» Goal of the exercise:
Repeat, exactly and in full, the lines of the listing below, but without any pictures.

» Source material:
>> START
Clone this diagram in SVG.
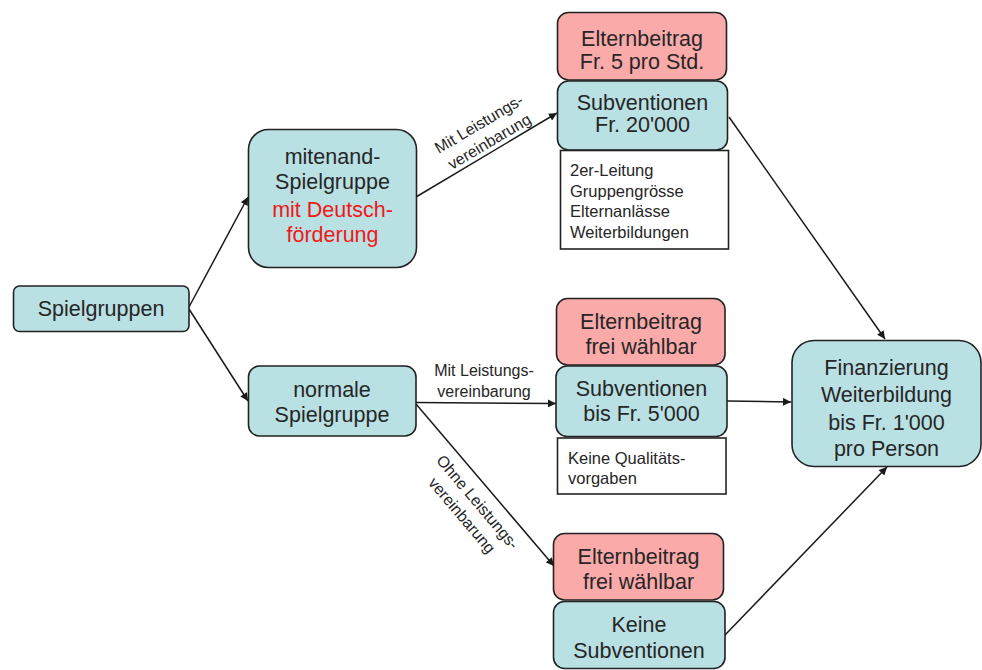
<svg xmlns="http://www.w3.org/2000/svg" width="982" height="670" viewBox="0 0 982 670">
<defs>
<marker id="ah" viewBox="0 0 10 10" refX="10" refY="5" markerWidth="9" markerHeight="8" markerUnits="userSpaceOnUse" orient="auto">
<path d="M0,0 L10,5 L0,10 z" fill="#1a1a1a"/>
</marker>
<style>
.b{fill:#b9e0e3;stroke:#222;stroke-width:1.6}
.p{fill:#fbaaaa;stroke:#222;stroke-width:1.6}
.w{fill:#fff;stroke:#222;stroke-width:1.6}
.t{font-family:"Liberation Sans",Arial,sans-serif;font-size:21.5px;fill:#262626;text-anchor:middle}
.r{fill:#f01818}
.s{font-family:"Liberation Sans",Arial,sans-serif;font-size:16.5px;fill:#262626}
.l{font-family:"Liberation Sans",Arial,sans-serif;font-size:16px;fill:#262626;text-anchor:middle}
.c{fill:none;stroke:#1a1a1a;stroke-width:1.5;marker-end:url(#ah)}
</style>
</defs>
<rect width="982" height="670" fill="#fff"/>
<g id="connectors">
<line class="c" x1="189" y1="307" x2="248" y2="197"/>
<line class="c" x1="189" y1="309" x2="248" y2="401"/>
<line class="c" x1="416" y1="197" x2="557" y2="113"/>
<line class="c" x1="416" y1="402.5" x2="556" y2="403.5"/>
<line class="c" x1="416" y1="404" x2="554" y2="566"/>
<line class="c" x1="729" y1="117" x2="885" y2="339"/>
<line class="c" x1="727" y1="401" x2="791" y2="402"/>
<line class="c" x1="725" y1="635" x2="887" y2="467"/>
<g transform="translate(484,132.5) rotate(-30.6)">
<text class="l" x="0" y="-4.5">Mit Leistungs-</text>
<text class="l" x="0" y="16">vereinbarung</text>
</g>
<text class="l" x="484" y="376">Mit Leistungs-</text>
<text class="l" x="484" y="396.5">vereinbarung</text>
<g transform="translate(470,508.5) rotate(49.7)">
<text class="l" x="0" y="-4.5">Ohne Leistungs-</text>
<text class="l" x="0" y="16">vereinbarung</text>
</g>
</g>
<g id="spielgruppen">
<rect class="b" x="13.5" y="286" width="175.5" height="45.5" rx="6"/>
<text class="t" x="101" y="316">Spielgruppen</text>
</g>
<g id="mitenand">
<rect class="b" x="248.5" y="129.5" width="168" height="138" rx="20"/>
<text class="t" x="332.5" y="164">mitenand-</text>
<text class="t" x="332.5" y="189">Spielgruppe</text>
<text class="t r" x="332.5" y="216.5">mit Deutsch-</text>
<text class="t r" x="332.5" y="241.5">förderung</text>
</g>
<g id="normale">
<rect class="b" x="248.5" y="366" width="167.5" height="70" rx="11"/>
<text class="t" x="332" y="396.5">normale</text>
<text class="t" x="332" y="421.5">Spielgruppe</text>
</g>
<g id="eltern1">
<rect class="p" x="557.5" y="12.5" width="169" height="67.5" rx="11"/>
<text class="t" x="642" y="46">Elternbeitrag</text>
<text class="t" x="642" y="68.5">Fr. 5 pro Std.</text>
</g>
<g id="subv1">
<rect class="b" x="557.5" y="81" width="170" height="69" rx="11"/>
<text class="t" x="642.5" y="110">Subventionen</text>
<text class="t" x="642.5" y="132">Fr. 20'000</text>
</g>
<g id="info1">
<rect class="w" x="560.5" y="150.5" width="168" height="98.5"/>
<text class="s" x="570" y="176">2er-Leitung</text>
<text class="s" x="570" y="196.5">Gruppengrösse</text>
<text class="s" x="570" y="217">Elternanlässe</text>
<text class="s" x="570" y="237.5">Weiterbildungen</text>
</g>
<g id="eltern2">
<rect class="p" x="556.5" y="298.5" width="168.5" height="66.5" rx="11"/>
<text class="t" x="641" y="328.5">Elternbeitrag</text>
<text class="t" x="641" y="353.5">frei wählbar</text>
</g>
<g id="subv2">
<rect class="b" x="556" y="366" width="171" height="70.5" rx="11"/>
<text class="t" x="641.5" y="396">Subventionen</text>
<text class="t" x="641.5" y="420.5">bis Fr. 5'000</text>
</g>
<g id="info2">
<rect class="w" x="557.5" y="438" width="168.5" height="56"/>
<text class="s" x="568" y="463.5">Keine Qualitäts-</text>
<text class="s" x="568" y="484">vorgaben</text>
</g>
<g id="eltern3">
<rect class="p" x="553.5" y="533.5" width="170" height="66.5" rx="11"/>
<text class="t" x="638.5" y="563.5">Elternbeitrag</text>
<text class="t" x="638.5" y="588.5">frei wählbar</text>
</g>
<g id="keinesubv">
<rect class="b" x="553.5" y="601.5" width="171.5" height="67" rx="11"/>
<text class="t" x="639" y="632">Keine</text>
<text class="t" x="639" y="657.5">Subventionen</text>
</g>
<g id="finanzierung">
<rect class="b" x="792" y="340.5" width="189" height="126" rx="22"/>
<text class="t" x="886.5" y="374.5">Finanzierung</text>
<text class="t" x="886.5" y="402">Weiterbildung</text>
<text class="t" x="886.5" y="429.5">bis Fr. 1'000</text>
<text class="t" x="886.5" y="456">pro Person</text>
</g>
</svg>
>> END
» Reply:
Clone this diagram in SVG.
<svg xmlns="http://www.w3.org/2000/svg" width="982" height="670" viewBox="0 0 982 670">
<defs>
<marker id="ah" viewBox="0 0 10 10" refX="10" refY="5" markerWidth="9" markerHeight="8" markerUnits="userSpaceOnUse" orient="auto">
<path d="M0,0 L10,5 L0,10 z" fill="#1a1a1a"/>
</marker>
<style>
.b{fill:#b9e0e3;stroke:#222;stroke-width:1.6}
.p{fill:#fbaaaa;stroke:#222;stroke-width:1.6}
.w{fill:#fff;stroke:#222;stroke-width:1.6}
.t{font-family:"Liberation Sans",Arial,sans-serif;font-size:21.5px;fill:#262626;text-anchor:middle}
.r{fill:#f01818}
.s{font-family:"Liberation Sans",Arial,sans-serif;font-size:16.5px;fill:#262626}
.l{font-family:"Liberation Sans",Arial,sans-serif;font-size:16px;fill:#262626;text-anchor:middle}
.c{fill:none;stroke:#1a1a1a;stroke-width:1.5;marker-end:url(#ah)}
</style>
</defs>
<rect width="982" height="670" fill="#fff"/>
<g id="connectors">
<line class="c" x1="189" y1="307" x2="248" y2="197"/>
<line class="c" x1="189" y1="309" x2="248" y2="401"/>
<line class="c" x1="416" y1="197" x2="557" y2="113"/>
<line class="c" x1="416" y1="402.5" x2="556" y2="403.5"/>
<line class="c" x1="416" y1="404" x2="554" y2="566"/>
<line class="c" x1="729" y1="117" x2="885" y2="339"/>
<line class="c" x1="727" y1="401" x2="791" y2="402"/>
<line class="c" x1="725" y1="635" x2="887" y2="467"/>
<g transform="translate(484,132.5) rotate(-30.6)">
<text class="l" x="0" y="-4.5">Mit Leistungs-</text>
<text class="l" x="0" y="16">vereinbarung</text>
</g>
<text class="l" x="484" y="376">Mit Leistungs-</text>
<text class="l" x="484" y="396.5">vereinbarung</text>
<g transform="translate(470,508.5) rotate(49.7)">
<text class="l" x="0" y="-4.5">Ohne Leistungs-</text>
<text class="l" x="0" y="16">vereinbarung</text>
</g>
</g>
<g id="spielgruppen">
<rect class="b" x="13.5" y="286" width="175.5" height="45.5" rx="6"/>
<text class="t" x="101" y="316">Spielgruppen</text>
</g>
<g id="mitenand">
<rect class="b" x="248.5" y="129.5" width="168" height="138" rx="20"/>
<text class="t" x="332.5" y="164">mitenand-</text>
<text class="t" x="332.5" y="189">Spielgruppe</text>
<text class="t r" x="332.5" y="216.5">mit Deutsch-</text>
<text class="t r" x="332.5" y="241.5">förderung</text>
</g>
<g id="normale">
<rect class="b" x="248.5" y="366" width="167.5" height="70" rx="11"/>
<text class="t" x="332" y="396.5">normale</text>
<text class="t" x="332" y="421.5">Spielgruppe</text>
</g>
<g id="eltern1">
<rect class="p" x="557.5" y="12.5" width="169" height="67.5" rx="11"/>
<text class="t" x="642" y="46">Elternbeitrag</text>
<text class="t" x="642" y="68.5">Fr. 5 pro Std.</text>
</g>
<g id="subv1">
<rect class="b" x="557.5" y="81" width="170" height="69" rx="11"/>
<text class="t" x="642.5" y="110">Subventionen</text>
<text class="t" x="642.5" y="132">Fr. 20'000</text>
</g>
<g id="info1">
<rect class="w" x="560.5" y="150.5" width="168" height="98.5"/>
<text class="s" x="570" y="176">2er-Leitung</text>
<text class="s" x="570" y="196.5">Gruppengrösse</text>
<text class="s" x="570" y="217">Elternanlässe</text>
<text class="s" x="570" y="237.5">Weiterbildungen</text>
</g>
<g id="eltern2">
<rect class="p" x="556.5" y="298.5" width="168.5" height="66.5" rx="11"/>
<text class="t" x="641" y="328.5">Elternbeitrag</text>
<text class="t" x="641" y="353.5">frei wählbar</text>
</g>
<g id="subv2">
<rect class="b" x="556" y="366" width="171" height="70.5" rx="11"/>
<text class="t" x="641.5" y="396">Subventionen</text>
<text class="t" x="641.5" y="420.5">bis Fr. 5'000</text>
</g>
<g id="info2">
<rect class="w" x="557.5" y="438" width="168.5" height="56"/>
<text class="s" x="568" y="463.5">Keine Qualitäts-</text>
<text class="s" x="568" y="484">vorgaben</text>
</g>
<g id="eltern3">
<rect class="p" x="553.5" y="533.5" width="170" height="66.5" rx="11"/>
<text class="t" x="638.5" y="563.5">Elternbeitrag</text>
<text class="t" x="638.5" y="588.5">frei wählbar</text>
</g>
<g id="keinesubv">
<rect class="b" x="553.5" y="601.5" width="171.5" height="67" rx="11"/>
<text class="t" x="639" y="632">Keine</text>
<text class="t" x="639" y="657.5">Subventionen</text>
</g>
<g id="finanzierung">
<rect class="b" x="792" y="340.5" width="189" height="126" rx="22"/>
<text class="t" x="886.5" y="374.5">Finanzierung</text>
<text class="t" x="886.5" y="402">Weiterbildung</text>
<text class="t" x="886.5" y="429.5">bis Fr. 1'000</text>
<text class="t" x="886.5" y="456">pro Person</text>
</g>
</svg>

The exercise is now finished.